Massive Eingriffe in die Privatsphäre

Ein weiteres Problem: Viele der untersuchten Apps haben unzureichende oder gar keine Datenschutzrichtlinien. Die Nutzer wissen also nicht, welche Daten gesammelt und wie sie verwendet werden. Gerade bei Kindern und Jugendlichen, deren Persönlichkeit sich noch entwickelt, sind solche massiven Eingriffe in die Privatsphäre höchst bedenklich.

"Das Hauptproblem bei der umfangreichen Funktionalität dieser inoffiziellen Apps ist die Einwilligung", sagt Eva-Maria Maier, Erstautorin der Studie. "Wenn Eltern eine offene, transparente Beziehung zu ihrem Kind haben, sollten sie diese Apps nicht auf dem Smartphone ihres Kindes verstecken oder auf so viele private Informationen zugreifen müssen."
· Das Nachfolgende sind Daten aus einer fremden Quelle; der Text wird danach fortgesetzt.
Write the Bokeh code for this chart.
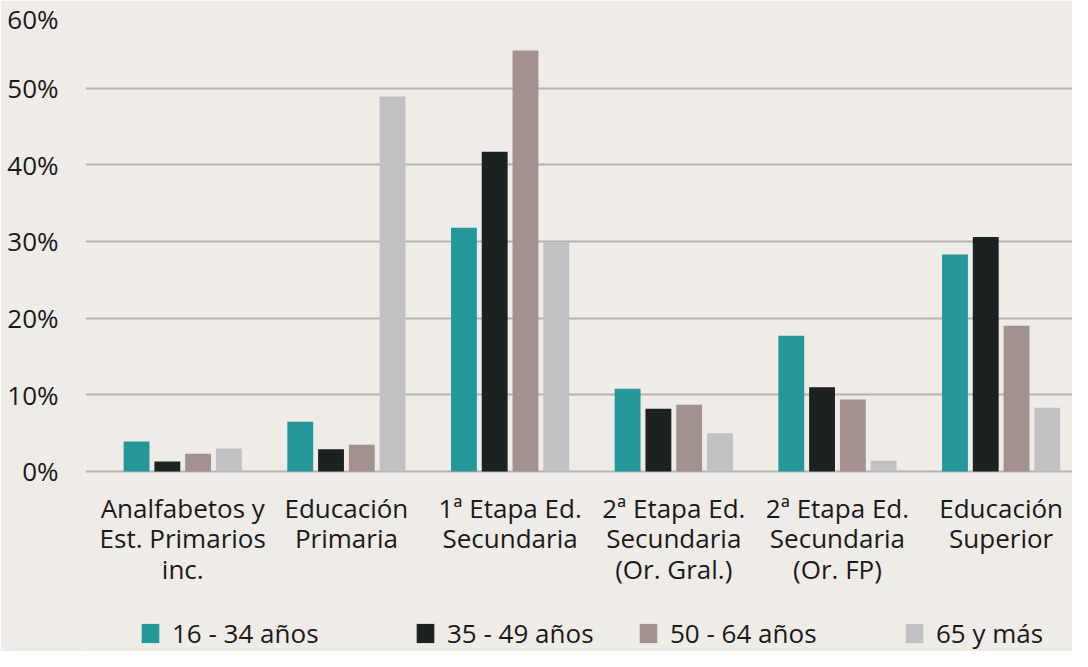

Offizielle Apps als sicherere Alternative

Im Vergleich zu den Sideloaded Apps schnitten die offiziellen Apps aus dem Google Play Store deutlich besser ab. Sie boten mehr Transparenz, hielten sich an Datenschutzrichtlinien und verzichteten auf verschleierte Überwachungsfunktionen. Wer als Eltern auf Nummer sicher gehen will, sollte also zu Apps aus offiziellen Quellen greifen.

Doch auch hier gilt: Kein technisches Hilfsmittel kann das offene Gespräch mit dem Kind ersetzen. Eltern sollten frühzeitig mit ihren Kindern über die Chancen und Risiken der digitalen Welt sprechen und gemeinsam Regeln für die Smartphone-Nutzung aufstellen. Nur so können Kinder zu einem selbstbestimmten und verantwortungsvollen Umgang mit dem Internet heranwachsen – der beste Schutz gegen Online-Gefahren.